Interrogée sur le plateau d’A2, le 31 mars dernier, pour savoir si, une fois la guerre russo-ukrainienne terminée, elle pourrait considérer à nouveau Vladimir Poutine comme un « allié », la présidente du Rassemblement national a répondu par l’affirmative, assortie d’un « bien entendu ».
Elle a ajouté qu’on pourrait avoir à nouveau besoin de l’aide du président russe, pour lutter contre le djihadisme. Elle devait penser que pouvait se renouveler ce qui s’est déjà produit en Syrie, où la brutalité russe a fait merveille en affichant cet objectif, en réalité un prétexte, cette opération ayant été déclenchée pour servir la Russie et pour des raisons géostratégiques : maintenir le dirigeant syrien au pouvoir.
Voilà donc la realpolitik. Il faut toujours ménager l’avenir, on ne sait pas ce dont on pourrait avoir besoin, la Russie est un grand pays, il ne faut pas se fâcher avec elle, aucune morale ne tient devant des rapports de force, etc. Le cynisme ici ne se cache pas, et on est bien édifié sur ce que ferait cette dame, si elle arrivait au pouvoir chez nous.
Elle voit la politique internationale de façon strictement utilitaire, comme un échange de bons procédés ou un renvoi d’ascenseur. Comme dit le proverbe tiré du Médecin malgré lui de Molière : « Passe-moi la rhubarbe, je te passerai le séné ». C’est ainsi d’ailleurs que tous les coquins du monde s’entendent entre eux.
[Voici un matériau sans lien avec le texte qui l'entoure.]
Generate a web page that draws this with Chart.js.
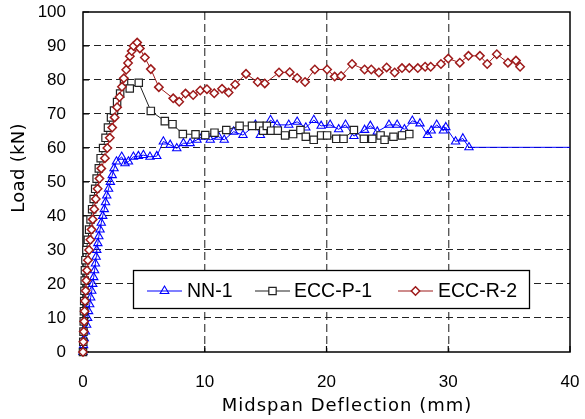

Quant aux victimes du conflit, elle ne leur manifeste pas une particulière empathie. Il est vrai qu’elle la réserve aux seuls Français, qu’elle infantilise en les maternant.
En somme, au regard de sa réaction sur Vladimir Poutine, sa position se range à ce que soutenait Machiavel : l’important dans tout ce qu’on fait est le résultat, peu importent les façons d’y arriver. Bref, la fin justifie les moyens. Tout le reste est angélisme.
Je sais bien qu’Hegel par exemple critique dans sa Phénoménologie de l’Esprit la « belle âme », ou la « conscience malheureuse ». Il s’agit de tous ceux qui maintiennent encore une exigence morale dans l’action publique.
Ce débat est de tout temps. Ainsi Sartre dans Les Mains sales a voulu défendre l’idée que tous les moyens sont bons dans l’Histoire quand ils sont efficaces, peu importe qu’on s’y salisse les mains. Mais à côté de lui il y avait Camus, qui soutenait au contraire, dans Les Justes par exemple, que tous les moyens ne sont pas bons.
Je suis tout à fait de l’avis de ce dernier. Et je pense que si fondée que soit une conduite, l’usage de certains moyens suffit à la disqualifier. A fortiori quand il s’agit comme aujourd’hui d’une agression délibérée et d’une œuvre de mort. Les crimes commis par l’armée russe sont imprescriptibles, et suffisent à jeter définitivement l’opprobre sur celui qui les a ordonnés ou couverts. Tant qu’il restera au pouvoir, il doit être infréquentable. La morale ici n’est pas accessoire, elle est essentielle. Sauf à y perdre la dignité qui nous reste.